The Python program that uses Hugging Face’s “datasets” library successfully demonstrates the concatenation of two IMDb movie review datasets. By loading the subsets of positive and negative reviews, the program combines them into a single dataset using the concatenate_datasets() function. It then does a simple analysis by counting the number of positive and negative reviews in the combined dataset.

The “datasets” library simplifies the process of handling and manipulating the NLP datasets, making it a powerful tool for researchers, developers, and NLP practitioners. With its user-friendly interface and extensive functionalities, the library enables an effortless data preprocessing, exploration, and transformation. The program that is showcased in this documentation serves as a practical example of how the library can be leveraged to streamline the data concatenation and analysis tasks.

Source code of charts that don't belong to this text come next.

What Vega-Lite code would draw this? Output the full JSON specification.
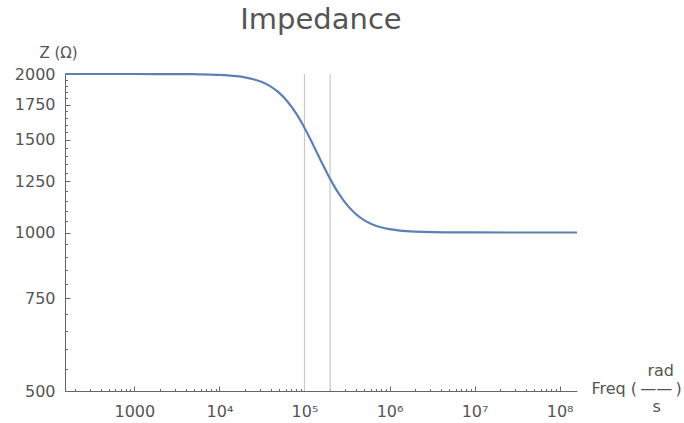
{
  "$schema": "https://vega.github.io/schema/vega-lite/v6.json",
  "autosize": "none",
  "width": 512,
  "height": 317,
  "padding": {"left": 65, "top": 74, "right": 107, "bottom": 32},
  "background": "white",
  "config": {
    "view": {"stroke": null},
    "font": "DejaVu Sans",
    "axis": {"grid": false, "domainColor": "#666666", "tickColor": "#666666", "labelColor": "#555555", "titleColor": "#555555", "labelFont": "DejaVu Sans", "titleFont": "DejaVu Sans", "labelFontSize": 16, "titleFontWeight": "normal", "labelOverlap": false, "labelFlush": false, "labelBound": false}
  },
  "title": {"text": "Impedance", "font": "DejaVu Sans", "fontSize": 29, "fontWeight": "normal", "color": "#555555", "anchor": "middle", "frame": "group", "dy": -6},
  "datasets": {
    "curve": [
      {"freq": 153.1, "Z": 2000.0},
      {"freq": 1000, "Z": 1999.9},
      {"freq": 3162.3, "Z": 1999.3},
      {"freq": 3981.1, "Z": 1998.8},
      {"freq": 5011.9, "Z": 1998.1},
      {"freq": 6309.6, "Z": 1997.0},
      {"freq": 7943.3, "Z": 1995.3},
      {"freq": 10000, "Z": 1992.6},
      {"freq": 12589, "Z": 1988.3},
      {"freq": 15849, "Z": 1981.5},
      {"freq": 19953, "Z": 1971.1},
      {"freq": 25119, "Z": 1955.0},
      {"freq": 31623, "Z": 1930.6},
      {"freq": 39811, "Z": 1894.6},
      {"freq": 50119, "Z": 1843.3},
      {"freq": 63096, "Z": 1773.6},
      {"freq": 79433, "Z": 1685.1},
      {"freq": 100000, "Z": 1581.1},
      {"freq": 125893, "Z": 1469.9},
      {"freq": 158489, "Z": 1361.7},
      {"freq": 199526, "Z": 1265.8},
      {"freq": 251189, "Z": 1187.6},
      {"freq": 316228, "Z": 1128.2},
      {"freq": 398107, "Z": 1085.4},
      {"freq": 501187, "Z": 1055.9},
      {"freq": 630957, "Z": 1036.1},
      {"freq": 794328, "Z": 1023.1},
      {"freq": 1000000, "Z": 1014.7},
      {"freq": 1258925, "Z": 1009.4},
      {"freq": 1584893, "Z": 1005.9},
      {"freq": 1995262, "Z": 1003.8},
      {"freq": 2511886, "Z": 1002.4},
      {"freq": 3162278, "Z": 1001.5},
      {"freq": 5623413, "Z": 1000.5},
      {"freq": 10000000, "Z": 1000.15},
      {"freq": 160000000, "Z": 1000.0}
    ],
    "rules": [
      {"freq": 100000},
      {"freq": 200000}
    ]
  },
  "encoding": {
    "x": {
      "field": "freq",
      "type": "quantitative",
      "scale": {"type": "log", "domain": [153, 160000000], "nice": false},
      "axis": {
        "values": [200,300,400,500,600,700,800,900,1000,2000,3000,4000,5000,6000,7000,8000,9000,10000,20000,30000,40000,50000,60000,70000,80000,90000,100000,200000,300000,400000,500000,600000,700000,800000,900000,1000000,2000000,3000000,4000000,5000000,6000000,7000000,8000000,9000000,10000000,20000000,30000000,40000000,50000000,60000000,70000000,80000000,90000000,100000000],
        "labelExpr": "datum.value == 1000 ? '1000' : (indexof([10000,100000,1000000,10000000,100000000], datum.value) >= 0 ? '10' + ['⁴','⁵','⁶','⁷','⁸'][indexof([10000,100000,1000000,10000000,100000000], datum.value)] : '')",
        "tickSize": {"condition": {"test": "indexof([1000,10000,100000,1000000,10000000,100000000], datum.value) >= 0", "value": -5}, "value": -2.5},
        "labelPadding": 17,
        "title": ["\u200b\u00a0\u00a0\u00a0\u00a0\u00a0\u00a0\u00a0\u00a0\u00a0\u00a0\u00a0rad", "Freq (\u2009——\u2009)", "\u200b\u00a0\u00a0\u00a0\u00a0\u00a0\u00a0\u00a0\u00a0\u00a0\u00a0\u00a0\u00a0s"],
        "titleFontSize": 16,
        "titleLineHeight": 18,
        "titleAlign": "left",
        "titleBaseline": "middle",
        "titleX": 526,
        "titleY": -21,
        "titleAngle": 0
      }
    }
  },
  "layer": [
    {
      "data": {"name": "rules"},
      "mark": {"type": "rule", "color": "#c8c8c8", "strokeWidth": 1.2},
      "encoding": {}
    },
    {
      "data": {"name": "curve"},
      "mark": {"type": "line", "color": "#5E81B5", "strokeWidth": 2.2, "interpolate": "monotone"},
      "encoding": {
        "y": {
          "field": "Z",
          "type": "quantitative",
          "scale": {"type": "log", "domain": [500, 2000], "nice": false},
          "axis": {
            "values": [500,550,600,650,700,750,800,850,900,950,1000,1050,1100,1150,1200,1250,1300,1350,1400,1450,1500,1550,1600,1650,1700,1750,1800,1850,1900,1950,2000],
            "labelExpr": "datum.value % 250 == 0 ? '' + datum.value : ''",
            "tickSize": {"condition": {"test": "datum.value % 250 == 0", "value": -5}, "value": -2.5},
            "labelPadding": 15,
            "title": "Z (Ω)",
            "titleFontSize": 15,
            "titleAngle": 0,
            "titleAlign": "center",
            "titleBaseline": "middle",
            "titleX": -7,
            "titleY": -22
          }
        }
      }
    }
  ]
}
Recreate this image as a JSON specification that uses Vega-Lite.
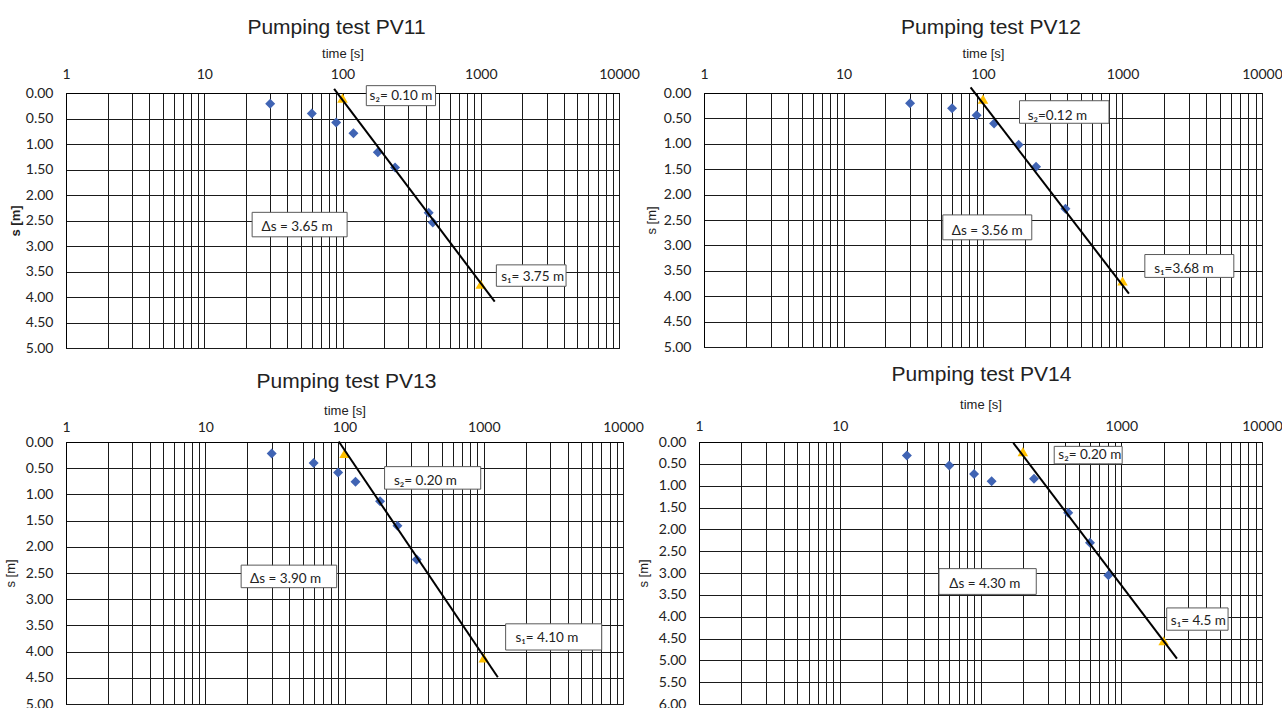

In real-life scenarios, this program can serve as a foundation for a more complex natural language processing tasks such as sentiment analysis, text classification, and language modeling. Using the “datasets” library, researchers and developers can efficiently manage the large-scale datasets, facilitate experimentation, and accelerate the development of state-of-the-art NLP models. Overall, the Hugging Face “datasets” library stands as an essential asset in the pursuit of advancements in natural language processing and understanding.